Climate models have historically struggled with modeling the radiative properties of Southern Ocean (SO) clouds. Without an accurate representation of current SO cloud structure, it will not be possible to make high-confidence projections of future climate feedbacks. In response to this issue, this study demonstrates the use of a novel particle identification (PID) scheme based on data obtained by the HIAPER Cloud Radar and High Spectral Resolution Lidar on the National Science Foundation (NSF) G-V aircraft during the Southern Ocean Clouds, Aerosol, Radiation Transport Experimental Study (SOCRATES) to characterize the vertical structure of SO boundary layer clouds.

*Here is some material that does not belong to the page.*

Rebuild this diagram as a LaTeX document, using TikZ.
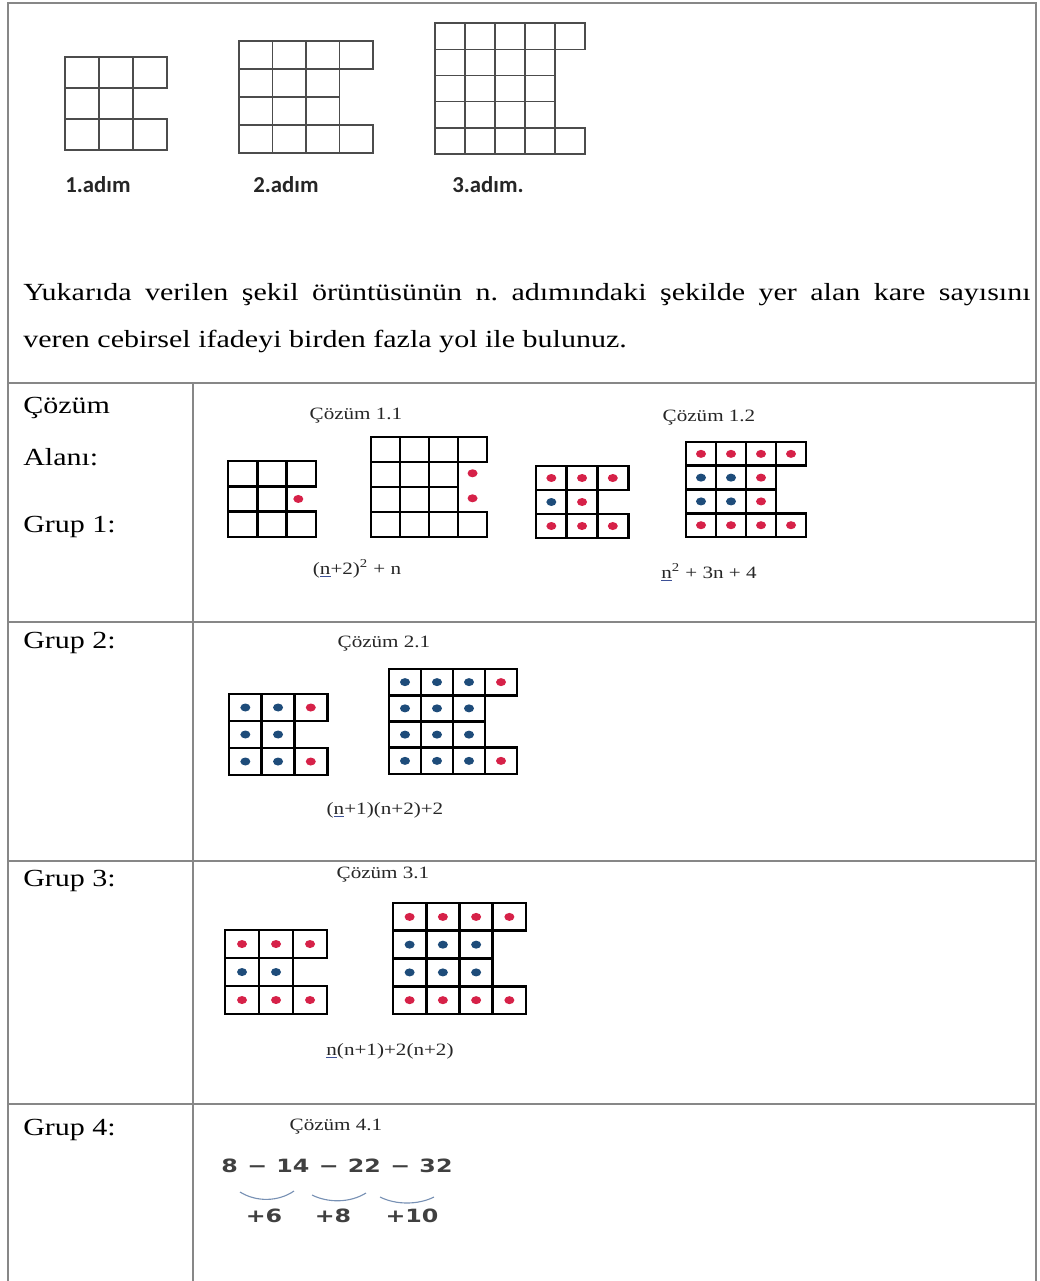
\documentclass[tikz,border=0pt]{standalone}
\usepackage{fontspec}
\setmainfont[FakeStretch=1.22]{Liberation Serif}
\newfontfamily\stepfont{Carlito}
\newfontfamily\numfont[FakeStretch=1.3]{DejaVu Sans}
\definecolor{dotred}{RGB}{214,33,72}
\definecolor{dotblue}{RGB}{30,76,122}
\definecolor{tablegray}{RGB}{135,135,135}
\definecolor{archue}{RGB}{120,145,180}
\definecolor{ulblue}{RGB}{60,80,150}
\newcommand{\ulinen}{\textcolor{ulblue}{\underline{\textcolor{black!85}{n}}}}
\frenchspacing
\begin{document}
\begin{tikzpicture}[x=0.025cm, y=-0.025cm,
    tableline/.style={draw=tablegray, line width=1.4pt},
    stepcell/.style={draw=black!70, line width=1pt},
    solcell/.style={draw=black, line width=2pt},
    reddot/.style={fill=dotred},
    bluedot/.style={fill=dotblue},
    arcline/.style={draw=archue, line width=0.8pt},
    steplabel/.style={anchor=base west, inner sep=0pt, text=black!85, font=\stepfont\bfseries\fontsize{16.2pt}{19pt}\selectfont},
    bodytext/.style={anchor=base west, inner sep=0pt, text=black, font=\fontsize{17.5pt}{20pt}\selectfont},
    smalltext/.style={anchor=base, inner sep=0pt, text=black!85, font=\fontsize{12.3pt}{14pt}\selectfont},
    numtext/.style={anchor=base, inner sep=0pt, text=black!75, font=\numfont\bfseries\fontsize{13pt}{15pt}\selectfont}]
    \useasboundingbox (0,0) rectangle (1039,1281);
    % table
    \draw[tableline] (8,1281) -- (8,3) -- (1036,3) -- (1036,1281);
    \draw[tableline] (8,383) -- (1036,383);
    \draw[tableline] (8,622) -- (1036,622);
    \draw[tableline] (8,861) -- (1036,861);
    \draw[tableline] (8,1104) -- (1036,1104);
    \draw[tableline] (193,383) -- (193,1281);

    % pattern steps
    \begin{scope}[shift={(65,57)}, x=0.85cm, y=-0.775cm]
        \foreach \r/\k in {0/3,1/2,2/3}
            \foreach \c in {1,...,\k}
                \draw[stepcell] (\c-1,\r) rectangle ++(1,1);
    \end{scope}
    \begin{scope}[shift={(239,41)}, x=0.8375cm, y=-0.7cm]
        \foreach \r/\k in {0/4,1/3,2/3,3/4}
            \foreach \c in {1,...,\k}
                \draw[stepcell] (\c-1,\r) rectangle ++(1,1);
    \end{scope}
    \begin{scope}[shift={(435,23)}, x=0.75cm, y=-0.655cm]
        \foreach \r/\k in {0/5,1/4,2/4,3/4,4/5}
            \foreach \c in {1,...,\k}
                \draw[stepcell] (\c-1,\r) rectangle ++(1,1);
    \end{scope}
    \node[steplabel] (adim1) at (65,193) {1.adım};
    \node[steplabel] (adim2) at (253,193) {2.adım};
    \node[steplabel] (adim3) at (452,193) {3.adım.};

    \node[bodytext] (qline1) at (23,300) {\makebox[25.175cm][s]{Yukarıda verilen şekil örüntüsünün n. adımındaki şekilde yer alan kare sayısını}};
    \node[bodytext] (qline2) at (23,347) {veren cebirsel ifadeyi birden fazla yol ile bulunuz.};

    % left column
    \node[bodytext] (cozum) at (23,413) {Çözüm};
    \node[bodytext] (alani) at (23,465) {Alanı:};
    \node[bodytext] (grup1) at (23,532) {Grup 1:};
    \node[bodytext] (grup2) at (23,648) {Grup 2:};
    \node[bodytext] (grup3) at (23,886) {Grup 3:};
    \node[bodytext] (grup4) at (23,1135) {Grup 4:};

    % grup 1
    \node[smalltext] (coz11) at (356,419) {Çözüm 1.1};
    \node[smalltext] (coz12) at (709,421) {Çözüm 1.2};
    \begin{scope}[shift={(228,461)}, x=0.7325cm, y=-0.6325cm]
        \foreach \r/\k in {0/3,1/2,2/3}
            \foreach \c in {1,...,\k}
                \draw[solcell] (\c-1,\r) rectangle ++(1,1);
        \fill[reddot] (2.4,1.5) ellipse (0.125cm and 0.1cm);
    \end{scope}
    \begin{scope}[shift={(371,437)}, x=0.725cm, y=-0.625cm]
        \foreach \r/\k in {0/4,1/3,2/3,3/4}
            \foreach \c in {1,...,\k}
                \draw[solcell] (\c-1,\r) rectangle ++(1,1);
        \foreach \r in {1,2}
            \fill[reddot] (3.5,\r+.45) ellipse (0.125cm and 0.1cm);
    \end{scope}
    \begin{scope}[shift={(536,466)}, x=0.7675cm, y=-0.6cm]
        \foreach \r/\k in {0/3,1/2,2/3}
            \foreach \c in {1,...,\k}
                \draw[solcell] (\c-1,\r) rectangle ++(1,1);
        \foreach \c/\r in {0/0,1/0,2/0,1/1,0/2,1/2,2/2}
            \fill[reddot] (\c+.5,\r+.5) ellipse (0.125cm and 0.1cm);
        \fill[bluedot] (0.5,1.5) ellipse (0.125cm and 0.1cm);
    \end{scope}
    \begin{scope}[shift={(686,442)}, x=0.75cm, y=-0.594cm]
        \foreach \r/\k in {0/4,1/3,2/3,3/4}
            \foreach \c in {1,...,\k}
                \draw[solcell] (\c-1,\r) rectangle ++(1,1);
        \foreach \c/\r in {0/0,1/0,2/0,3/0,2/1,2/2,0/3,1/3,2/3,3/3}
            \fill[reddot] (\c+.5,\r+.5) ellipse (0.125cm and 0.1cm);
        \foreach \c/\r in {0/1,1/1,0/2,1/2}
            \fill[bluedot] (\c+.5,\r+.5) ellipse (0.125cm and 0.1cm);
    \end{scope}
    \node[smalltext] (form11) at (357,574) {(\ulinen+2)\textsuperscript{2} + n};
    \node[smalltext] (form12) at (709,578) {\ulinen\textsuperscript{2} + 3n + 4};

    % grup 2
    \node[smalltext] (coz21) at (384,647) {Çözüm 2.1};
    \begin{scope}[shift={(229,694)}, x=0.8175cm, y=-0.675cm]
        \foreach \r/\k in {0/3,1/2,2/3}
            \foreach \c in {1,...,\k}
                \draw[solcell] (\c-1,\r) rectangle ++(1,1);
        \foreach \c/\r in {0/0,1/0,0/1,1/1,0/2,1/2}
            \fill[bluedot] (\c+.5,\r+.5) ellipse (0.125cm and 0.1cm);
        \foreach \r in {0,2}
            \fill[reddot] (2.5,\r+.5) ellipse (0.125cm and 0.1cm);
    \end{scope}
    \begin{scope}[shift={(389,669)}, x=0.8cm, y=-0.656cm]
        \foreach \r/\k in {0/4,1/3,2/3,3/4}
            \foreach \c in {1,...,\k}
                \draw[solcell] (\c-1,\r) rectangle ++(1,1);
        \foreach \r in {0,...,3}
            \foreach \c in {0,1,2}
                \fill[bluedot] (\c+.5,\r+.5) ellipse (0.125cm and 0.1cm);
        \foreach \r in {0,3}
            \fill[reddot] (3.5,\r+.5) ellipse (0.125cm and 0.1cm);
    \end{scope}
    \node[smalltext] (form21) at (385,814) {(\ulinen+1)(n+2)+2};

    % grup 3
    \node[smalltext] (coz31) at (383,878) {Çözüm 3.1};
    \begin{scope}[shift={(225,930)}, x=0.85cm, y=-0.7cm]
        \foreach \r/\k in {0/3,1/2,2/3}
            \foreach \c in {1,...,\k}
                \draw[solcell] (\c-1,\r) rectangle ++(1,1);
        \foreach \c/\r in {0/0,1/0,2/0,0/2,1/2,2/2}
            \fill[reddot] (\c+.5,\r+.5) ellipse (0.125cm and 0.1cm);
        \foreach \c in {0,1}
            \fill[bluedot] (\c+.5,1.5) ellipse (0.125cm and 0.1cm);
    \end{scope}
    \begin{scope}[shift={(393,903)}, x=0.831cm, y=-0.694cm]
        \foreach \r/\k in {0/4,1/3,2/3,3/4}
            \foreach \c in {1,...,\k}
                \draw[solcell] (\c-1,\r) rectangle ++(1,1);
        \foreach \r in {0,3}
            \foreach \c in {0,...,3}
                \fill[reddot] (\c+.5,\r+.5) ellipse (0.125cm and 0.1cm);
        \foreach \r in {1,2}
            \foreach \c in {0,1,2}
                \fill[bluedot] (\c+.5,\r+.5) ellipse (0.125cm and 0.1cm);
    \end{scope}
    \node[smalltext] (form31) at (390,1055) {\ulinen(n+1)+2(n+2)};

    % grup 4
    \node[smalltext] (coz41) at (336,1130) {Çözüm 4.1};
    \node[numtext] (seq) at (337,1172) {\makebox[5.775cm][s]{8 − 14 − 22 − 32}};
    \draw[arcline] (240,1192) .. controls (256,1202) and (278,1202) .. (294,1191);
    \draw[arcline] (312,1195) .. controls (328,1203) and (350,1203) .. (366,1193);
    \draw[arcline] (380,1197) .. controls (396,1205) and (418,1205) .. (434,1197);
    \node[numtext] (diff6) at (264,1222) {+6};
    \node[numtext] (diff8) at (333,1222) {+8};
    \node[numtext] (diff10) at (412,1222) {+10};
\end{tikzpicture}
\end{document}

Phase determined from the PID scheme was compared with that identified from coincident in-situ measurements on the G-V using a scheme based on data from multiple cloud probes to assess the PID schemes accuracy. The scheme was found to correctly identify liquid phase clouds 79% of the time and mixed-phase clouds 58% of the time, although ice clouds were only identified correctly 16% of the time. Additionally, clouds containing supercooled large droplets (SLD) were correctly identified 62% of the time. PID and in-situ data were subsequently used in tandem to identify the vertical structure of cloud phase for a few case studies measured during SOCRATES. Some common features on the vertical structure of clouds over the Southern Ocean were noted as follows: a) Almost all boundary layer clouds contain a small layer of liquid droplets at cloud top, making fully ice clouds very rare. b) Within fully liquid clouds, larger drizzle droplets tend to appear within a couple hundred meters below cloud top. c) Mixed-phase clouds show increasing glaciation with decreasing altitude. d) Drizzle frequently exists concurrently with ice crystals in the middle part of mixed-phase clouds. Implications for the radiative transfer through clouds are discussed.